China Cosco Shipping and New York-listed Danaos Corp have been drawn into a complex legal battle in a US federal court in Houston over a deadly fire on a container ship.
The courtroom sparring is focused on a blaze that struck the 2,174-teu Stride (built 1997) in January, killing two seafarers and injuring a third, while it was at the Barbours Cut Container Terminal in the Port of Houston.
The ship, which has since been sold for scrap, was owned by Greece’s Danaos and operated in the fleet of liner operator Cosco Shipping Lines.
At least three interrelated federal lawsuits have emerged out of the case, resulting in a tangle of claims and counterclaims among the owner, manager, an injured crew member, the families of the mariners who died and a bunker provider.
Legal documents claim the fire started in the Panama-flagged Stride’s engine room, although the cause remains under investigation.
In one of the lawsuits, the Stride’s registered owner and John Coustas’ Danaos Shipping, the private company that managed the container ship for Danaos Corp, has petitioned the US District Court for the Southern District of Texas to either limit its liability or exonerate it.
The companies’ lawyers at Houston firm Galloway, Johnson, Tompkins, Burr & Smith argued their liability should be capped at just under $482,000 — the $416,000 sale price for the damaged ship after the casualty plus the $65,600 in pending freight.
“The incident and any damages claimed as a result thereof were proximately caused in whole or in part by the negligent acts and/or omissions of third parties not under the control of the vessel and/or the limitation petitioners,” the lawyers said.

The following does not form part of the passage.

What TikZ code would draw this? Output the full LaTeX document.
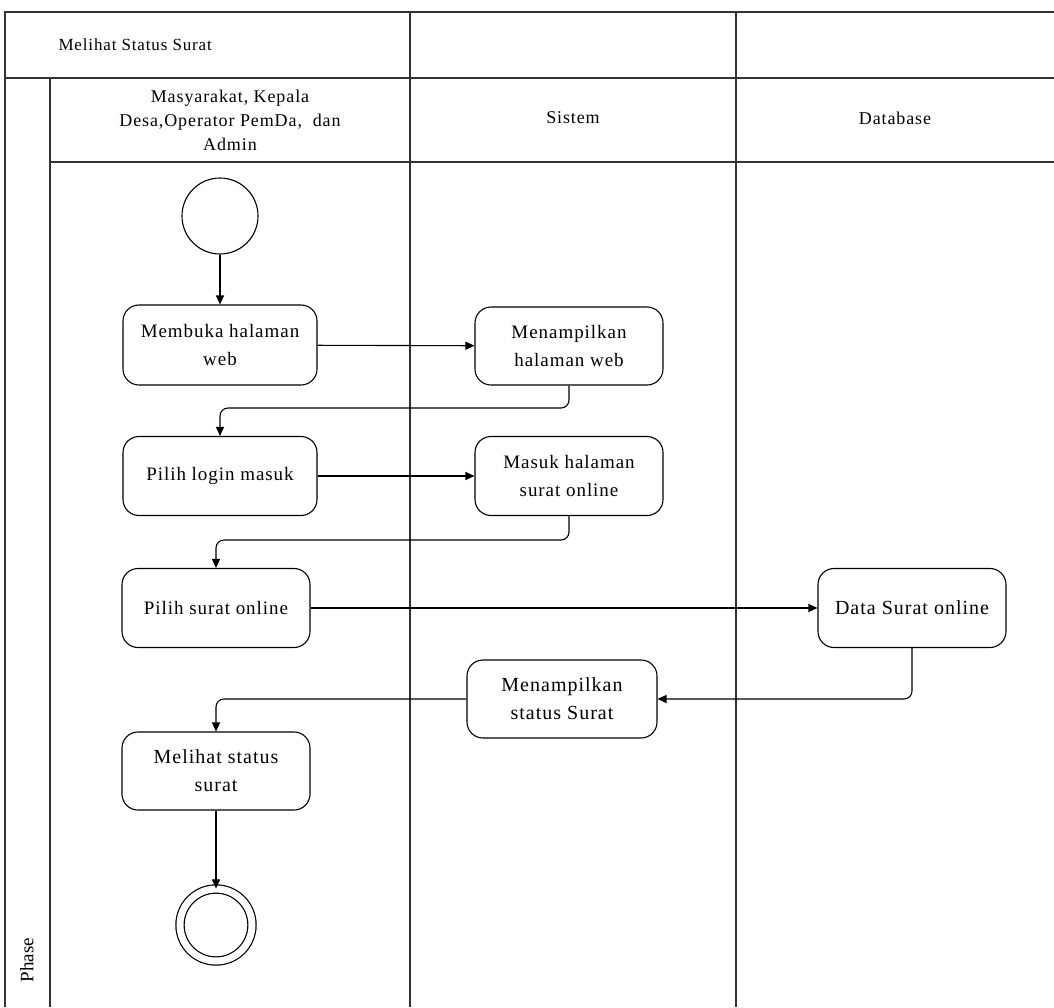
\documentclass[tikz,border=0pt]{standalone}
\usepackage{fontspec}
\setmainfont{Liberation Serif}
\usetikzlibrary{arrows.meta,positioning}
\begin{document}
\begin{tikzpicture}[x=1pt,y=-1pt,
  frame/.style={line width=1.6pt,draw=black!80},
  act/.style={draw,line width=1.1pt,rounded corners=16pt,align=center,font=\fontsize{19}{28}\selectfont\addfontfeature{LetterSpace=5},inner sep=2pt},
  big/.style={font=\fontsize{20}{28}\selectfont\addfontfeature{LetterSpace=5}},
  flow/.style={line width=1.1pt,-{Triangle[length=9pt,width=8pt]},rounded corners=8pt},
  lbl/.style={align=center,font=\fontsize{18}{24}\selectfont\addfontfeature{LetterSpace=5}}]
\useasboundingbox (0,0) rectangle (1054,1007);
% frame
\draw[frame] (5,1007) -- (5,12) -- (1054,12);
\draw[frame] (5,78) -- (1054,78);
\draw[frame] (50,162) -- (1054,162);
\draw[frame] (50,78) -- (50,1007);
\draw[frame] (410,12) -- (410,1007);
\draw[frame] (736,12) -- (736,1007);
% labels
\node[anchor=west,font=\fontsize{17}{18}\selectfont\addfontfeature{LetterSpace=5}] (title) at (55,45) {Melihat Status Surat};
\node[lbl] (lane1) at (230,120) {Masyarakat, Kepala\\Desa,Operator PemDa,\ \ dan\\Admin};
\node[lbl] (lane2) at (573,118) {Sistem};
\node[lbl] (lane3) at (895,118) {Database};
\node[rotate=90,font=\fontsize{19}{20}\selectfont] (phase) at (27,960) {Phase};
% activities
\node[draw,circle,line width=1.1pt,minimum size=76pt,inner sep=0pt] (start) at (220,216) {};
\node[act,minimum width=194pt,minimum height=80pt] (a1) at (220,345) {Membuka halaman\\web};
\node[act,minimum width=188pt,minimum height=78pt] (b1) at (569,346) {Menampilkan\\halaman web};
\node[act,minimum width=194pt,minimum height=79pt] (a2) at (220,476) {Pilih login masuk};
\node[act,minimum width=188pt,minimum height=79pt] (b2) at (569,476) {Masuk halaman\\surat online};
\node[act,minimum width=188pt,minimum height=79pt] (a3) at (216,608) {Pilih surat online};
\node[act,big,minimum width=188pt,minimum height=79pt] (c1) at (912,608) {Data Surat online};
\node[act,big,minimum width=190pt,minimum height=78pt] (b3) at (562,699) {Menampilkan\\status Surat};
\node[act,big,minimum width=188pt,minimum height=78pt] (a4) at (216,771) {Melihat status\\surat};
\node[draw,circle,double,double distance=7pt,line width=1.2pt,minimum size=72pt,inner sep=0pt] (end) at (216,925) {};
% flows
\draw[flow] (start) -- (a1);
\draw[flow] (a1) -- (b1);
\draw[flow] (b1.south) -- (569,408) -- (220,408) -- (a2.north);
\draw[flow] (a2) -- (a2 -| b2.west);
\draw[flow] (b2.south) -- (569,540) -- (216,540) -- (a3.north);
\draw[flow] (a3) -- (c1);
\draw[flow] (c1.south) -- (912,699) -- (b3.east);
\draw[flow] (b3.west) -- (216,699) -- (a4.north);
\draw[flow] (a4) -- (end);
\end{tikzpicture}
\end{document}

“Regardless of whether the incident and any damages claimed as a result thereof were occasioned by or resulted from any negligence or fault of the vessel, the limitation petitioners had no privity or knowledge of any alleged defect of the vessel, her appurtenances, or her crew that gave rise to the incident.”
Liability cap challenge
The legal fight began in Harris County Court, where seafarer Habibu Othman Khamis filed a lawsuit over what his attorneys described as “catastrophic injuries” during the fire.
He is pursuing more than $1m in negligence claims against the ship, Danaos, Cosco Shipping Lines and Buffalo Marine Service, which was bunkering the Stride at the time of the fire. The companies all deny the claims, with Cosco Shipping Lines North America insisting that the seafarer has targeted the wrong entity in the sprawling Cosco organisation.
The Tanzanian mariner has also challenged the liability cap sought by the shipowner and manager, claiming it is inadequate.
His attorneys at Texas law firm Roberts Markland have challenged whether the Danaos companies should be allowed to limit liability at all.
For its part, Cosco (Cayman) Mercury, the unit of China Cosco Shipping that was the legal charterer of the ship, has lodged a claim against the Danaos companies for any liability it faces in the incident.
The company’s lawyers at Royston, Rayzor, Vickery & Williams wrote that Cosco Mercury is not to blame.
“The claims and damages arising from the 8 January 2024 fire were caused, in whole or in part, by the unseaworthiness of the Stride existing at the commencement of its voyage, and/or by the negligence and other legal fault of the agents, servants, owners and employees of limitation petitioners,” they wrote.
At the time of the fire, Buffalo Marine Service was bunkering the Stride with the 171-gt tug Jacques-Imo (built 2012) and the 30,000-barrel tank barge Shamrock 500 (built 2011).
Buffalo and the bunker vessels’ owner, Timtom Land Holdings, have filed a lawsuit of their own to limit their own liability to the $7.4m value of the tug and barge, as well as seeking exoneration. The bunker vessels are insured by Steamship Mutual.
The companies’ lawyers said they were following all proper procedures at the time of the bunkering when the crew of the Stride called to shut down the fuel transfer from the Shamrock 500. The barge’s crew shut down the bunkering immediately, they said.
But Danaos’ lawyers have challenged the bunker vessel companies’ liability cap, alleging that they failed to properly train the crew and follow safe work and operational procedures.
Meanwhile, the families of the two dead Russian crew members are pursuing claims of their own.
The widows of seafarers Yuri Onyschchenko and Konstantin Taigachev have both filed lawsuits in Harris County Court and filed claims for unspecified amounts in the limitation of liability proceedings.
The Stride was classed by the Korean Register and was insured by Skuld.